- _The problem_:
Write out the listing below exactly, and omit any images you find in it.

- _Items_:
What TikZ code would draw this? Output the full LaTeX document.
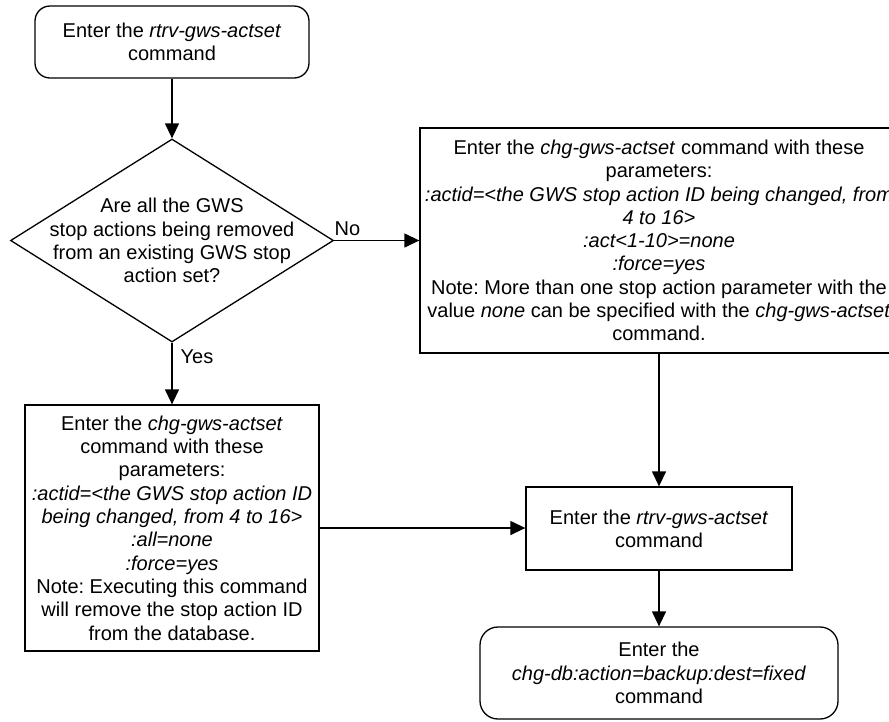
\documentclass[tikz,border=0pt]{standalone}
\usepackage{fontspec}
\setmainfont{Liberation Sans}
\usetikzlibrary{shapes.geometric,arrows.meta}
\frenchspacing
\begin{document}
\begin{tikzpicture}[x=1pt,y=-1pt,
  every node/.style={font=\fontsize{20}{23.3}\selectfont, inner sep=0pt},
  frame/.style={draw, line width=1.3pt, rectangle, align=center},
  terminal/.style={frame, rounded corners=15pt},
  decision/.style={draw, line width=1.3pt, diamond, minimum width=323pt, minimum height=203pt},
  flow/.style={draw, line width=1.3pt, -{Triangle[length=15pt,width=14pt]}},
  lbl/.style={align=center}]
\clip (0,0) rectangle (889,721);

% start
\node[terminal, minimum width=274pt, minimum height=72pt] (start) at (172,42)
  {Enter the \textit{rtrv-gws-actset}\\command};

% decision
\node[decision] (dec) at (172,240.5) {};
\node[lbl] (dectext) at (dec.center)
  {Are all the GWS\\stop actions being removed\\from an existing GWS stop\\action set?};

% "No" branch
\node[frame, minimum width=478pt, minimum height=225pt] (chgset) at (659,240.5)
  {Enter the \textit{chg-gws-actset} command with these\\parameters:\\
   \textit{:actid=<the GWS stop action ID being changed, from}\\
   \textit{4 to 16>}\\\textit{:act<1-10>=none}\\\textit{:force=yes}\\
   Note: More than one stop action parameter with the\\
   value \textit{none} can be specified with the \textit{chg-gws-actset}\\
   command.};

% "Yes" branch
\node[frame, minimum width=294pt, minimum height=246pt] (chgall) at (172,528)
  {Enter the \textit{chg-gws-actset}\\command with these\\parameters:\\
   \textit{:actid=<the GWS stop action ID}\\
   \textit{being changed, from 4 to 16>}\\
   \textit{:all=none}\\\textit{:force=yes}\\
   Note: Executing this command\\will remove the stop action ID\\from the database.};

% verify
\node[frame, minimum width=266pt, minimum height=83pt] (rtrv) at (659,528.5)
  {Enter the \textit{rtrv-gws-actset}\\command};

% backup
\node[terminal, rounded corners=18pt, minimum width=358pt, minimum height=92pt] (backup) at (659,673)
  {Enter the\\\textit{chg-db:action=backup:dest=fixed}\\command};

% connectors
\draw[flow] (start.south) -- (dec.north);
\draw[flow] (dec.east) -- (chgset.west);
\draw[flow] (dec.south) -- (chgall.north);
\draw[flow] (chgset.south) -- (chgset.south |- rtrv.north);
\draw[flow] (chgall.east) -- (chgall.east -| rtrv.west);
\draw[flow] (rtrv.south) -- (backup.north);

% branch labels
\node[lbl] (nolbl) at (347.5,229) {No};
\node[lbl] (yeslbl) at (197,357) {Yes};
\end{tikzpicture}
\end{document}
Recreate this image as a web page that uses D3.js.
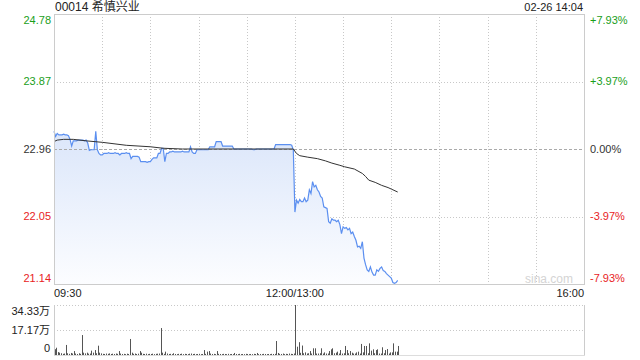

- _Reply to the task_:
What TikZ code would draw this? Output the full LaTeX document.
\documentclass[tikz,border=0pt]{standalone}
\usepackage{fontspec}
\setmainfont{Liberation Sans}
\usetikzlibrary{shapes.geometric,arrows.meta}
\frenchspacing
\begin{document}
\begin{tikzpicture}[x=1pt,y=-1pt,
  every node/.style={font=\fontsize{20}{23.3}\selectfont, inner sep=0pt},
  frame/.style={draw, line width=1.3pt, rectangle, align=center},
  terminal/.style={frame, rounded corners=15pt},
  decision/.style={draw, line width=1.3pt, diamond, minimum width=323pt, minimum height=203pt},
  flow/.style={draw, line width=1.3pt, -{Triangle[length=15pt,width=14pt]}},
  lbl/.style={align=center}]
\clip (0,0) rectangle (889,721);

% start
\node[terminal, minimum width=274pt, minimum height=72pt] (start) at (172,42)
  {Enter the \textit{rtrv-gws-actset}\\command};

% decision
\node[decision] (dec) at (172,240.5) {};
\node[lbl] (dectext) at (dec.center)
  {Are all the GWS\\stop actions being removed\\from an existing GWS stop\\action set?};

% "No" branch
\node[frame, minimum width=478pt, minimum height=225pt] (chgset) at (659,240.5)
  {Enter the \textit{chg-gws-actset} command with these\\parameters:\\
   \textit{:actid=<the GWS stop action ID being changed, from}\\
   \textit{4 to 16>}\\\textit{:act<1-10>=none}\\\textit{:force=yes}\\
   Note: More than one stop action parameter with the\\
   value \textit{none} can be specified with the \textit{chg-gws-actset}\\
   command.};

% "Yes" branch
\node[frame, minimum width=294pt, minimum height=246pt] (chgall) at (172,528)
  {Enter the \textit{chg-gws-actset}\\command with these\\parameters:\\
   \textit{:actid=<the GWS stop action ID}\\
   \textit{being changed, from 4 to 16>}\\
   \textit{:all=none}\\\textit{:force=yes}\\
   Note: Executing this command\\will remove the stop action ID\\from the database.};

% verify
\node[frame, minimum width=266pt, minimum height=83pt] (rtrv) at (659,528.5)
  {Enter the \textit{rtrv-gws-actset}\\command};

% backup
\node[terminal, rounded corners=18pt, minimum width=358pt, minimum height=92pt] (backup) at (659,673)
  {Enter the\\\textit{chg-db:action=backup:dest=fixed}\\command};

% connectors
\draw[flow] (start.south) -- (dec.north);
\draw[flow] (dec.east) -- (chgset.west);
\draw[flow] (dec.south) -- (chgall.north);
\draw[flow] (chgset.south) -- (chgset.south |- rtrv.north);
\draw[flow] (chgall.east) -- (chgall.east -| rtrv.west);
\draw[flow] (rtrv.south) -- (backup.north);

% branch labels
\node[lbl] (nolbl) at (347.5,229) {No};
\node[lbl] (yeslbl) at (197,357) {Yes};
\end{tikzpicture}
\end{document}
Recreate this image as a web page that uses D3.js.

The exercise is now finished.